All the data held in agency-specific architectures will serve as a framework for the Federal Enterprise Architecture, said Robert Haycock, acting manager of the FEA Program Management Office.
However, figuring out how to align that data across all levels is far from being settled, said Scott Bernard, director of the Washington, D.C., programs for Syracuse University's School of Information Studies. Agencies are currently using a combination of different enterprise architecture frameworks, each of which works in a slightly different way, he said.
In an effort to figure out exactly how to align all that agency data, the Office of Management and Budget is working with the CIO Council's re-structured Enterprise Architecture Committee, Haycock said. The governance subcommittee, which is responsible for the high-level policy surrounding this issue, met for the first time last week.
Meanwhile, OMB is still working on the five reference models that will make up the Federal Enterprise Architecture—the "meta-architecture" for all the agency efforts.
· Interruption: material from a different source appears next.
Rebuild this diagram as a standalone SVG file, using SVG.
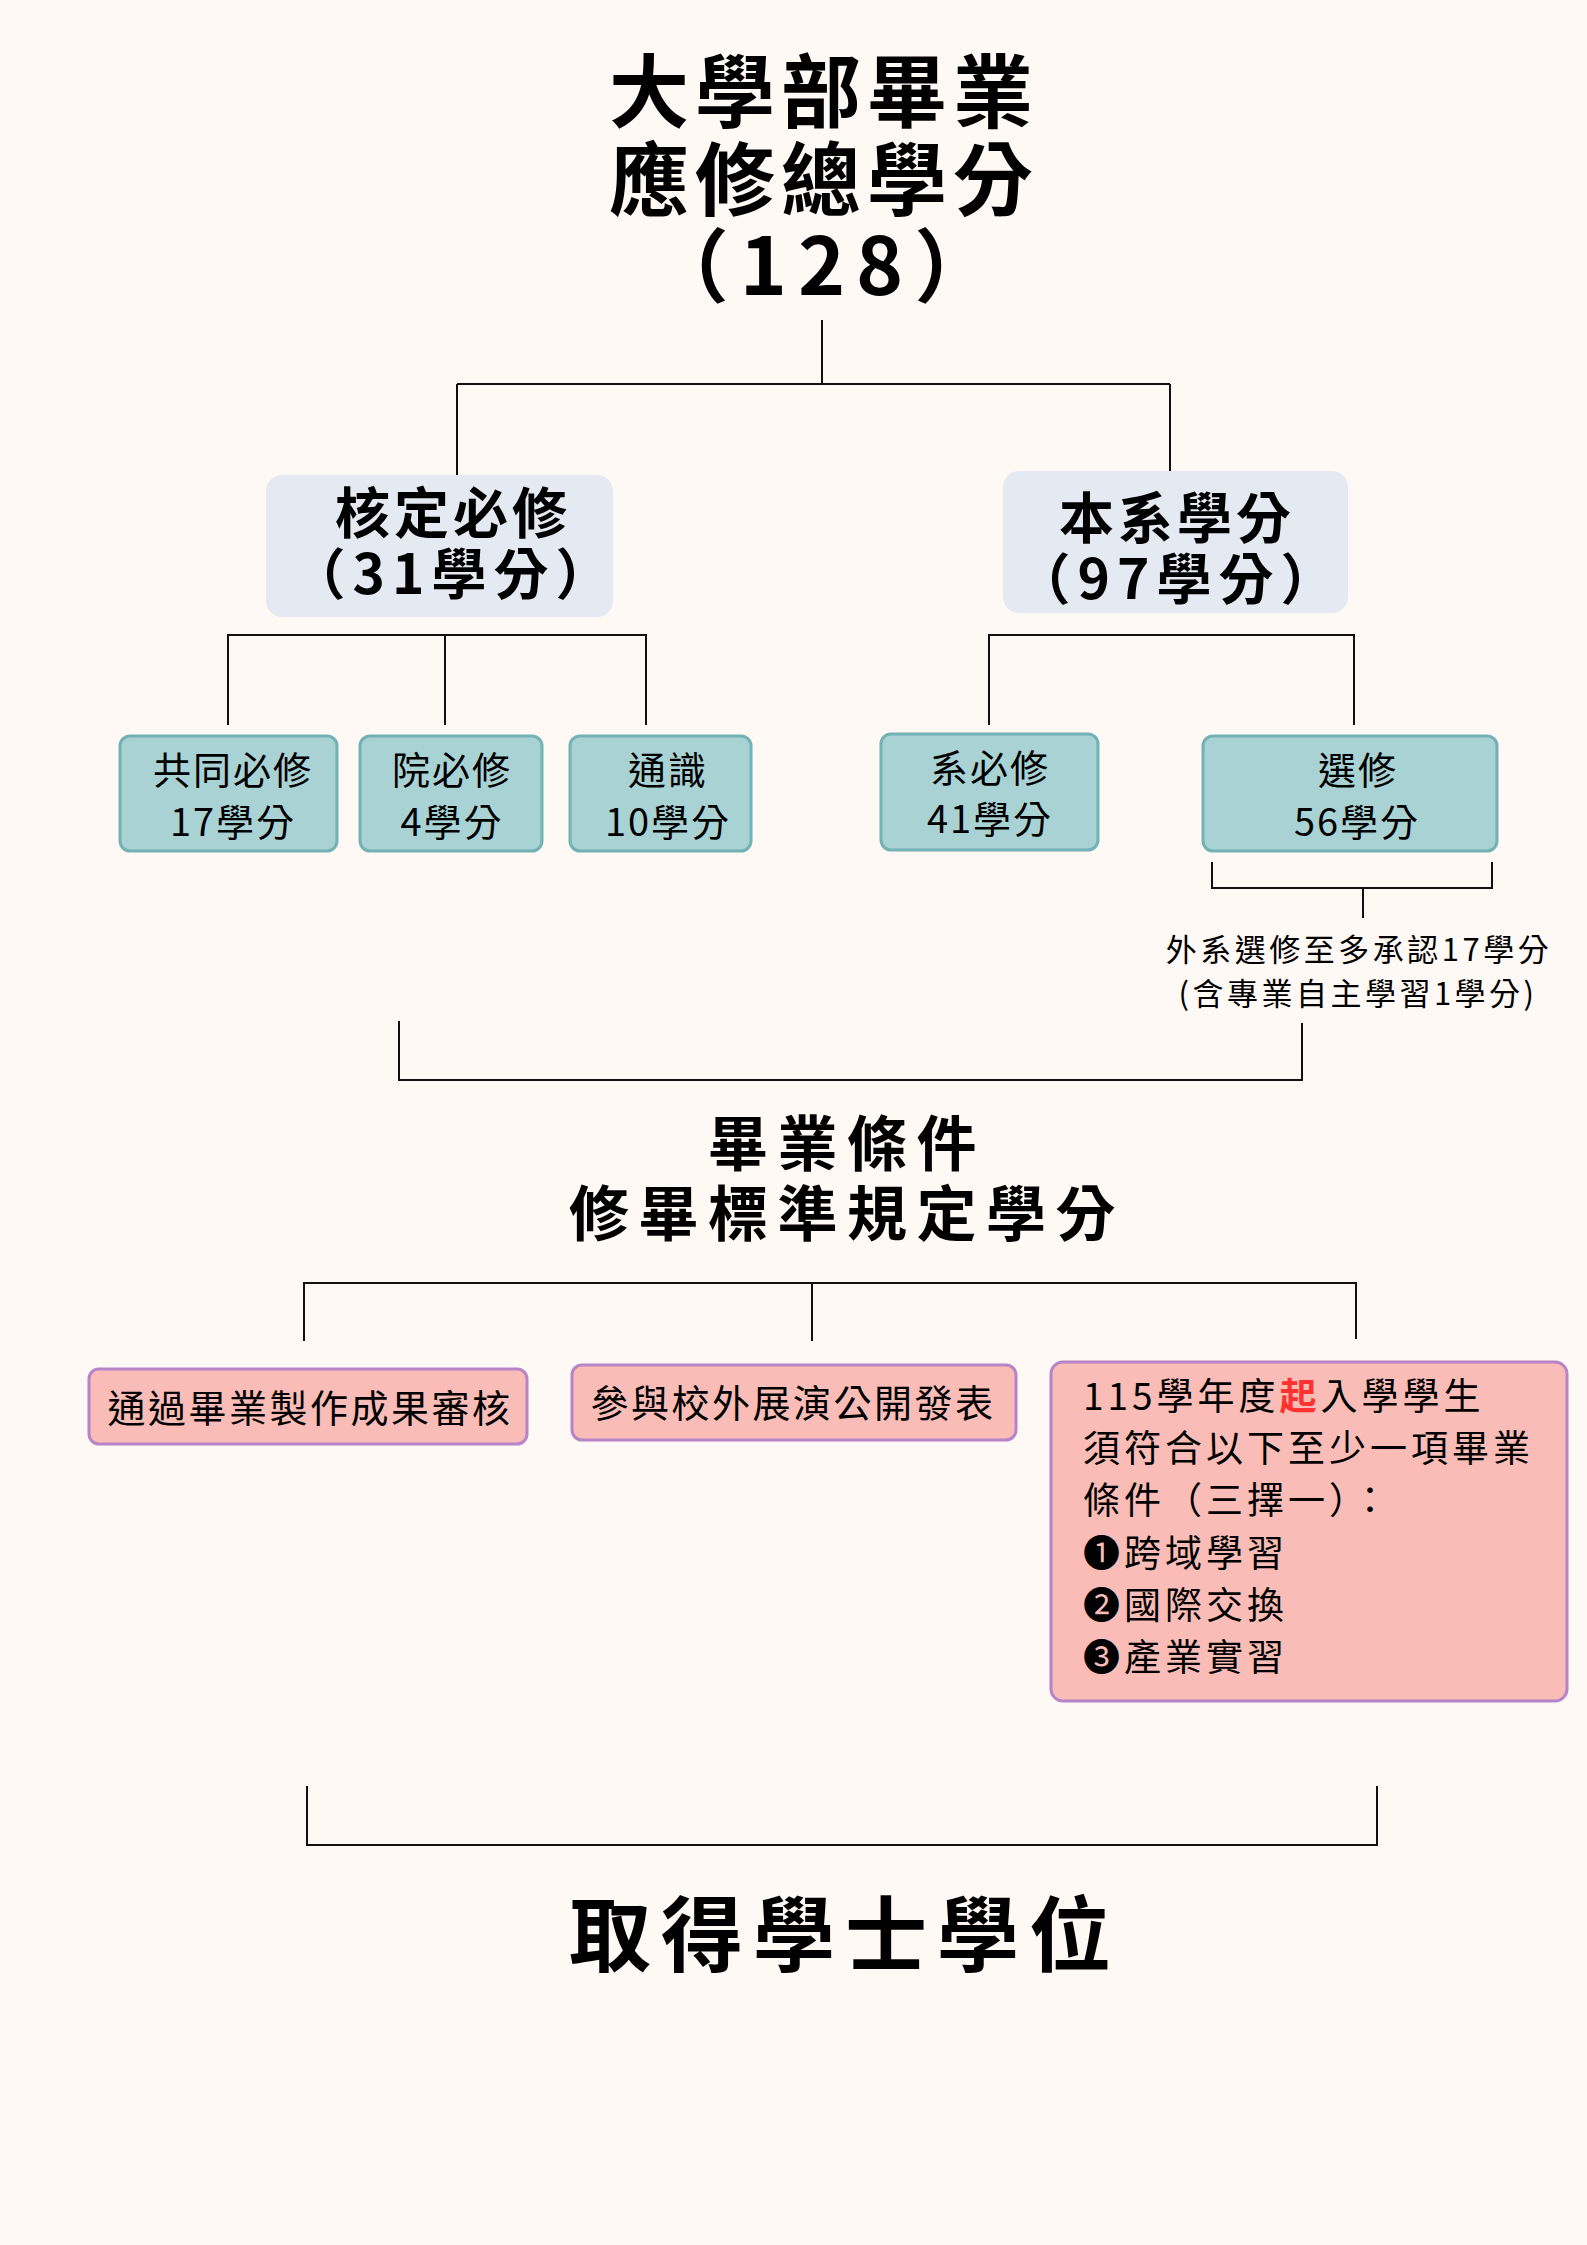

While definitions and frameworks may differ from agency to agency, the basic data being described and organized is much the same, so once all of the reference models are available, agencies should be able to map the data itself fairly easily, Haycock said. He made his comments at the Web-Enabled E-Government Conference in Washington, D.C., sponsored by e-Gov, part of the FCW Media Group.
OMB plans to release the second version of its business reference model by March. The draft technical and service component reference models are undergoing review within agencies.
Kathie Sowell, a principal systems engineer at Mitre Corp. who is working on the Department of Defense Architecture Framework, agreed. The Defense framework is probably the farthest removed from the FEA, but developers of the framework have checked, and if components are collecting the data needed to meet DOD architecture requirements, the data should also qualify for the FEA reference models, she said.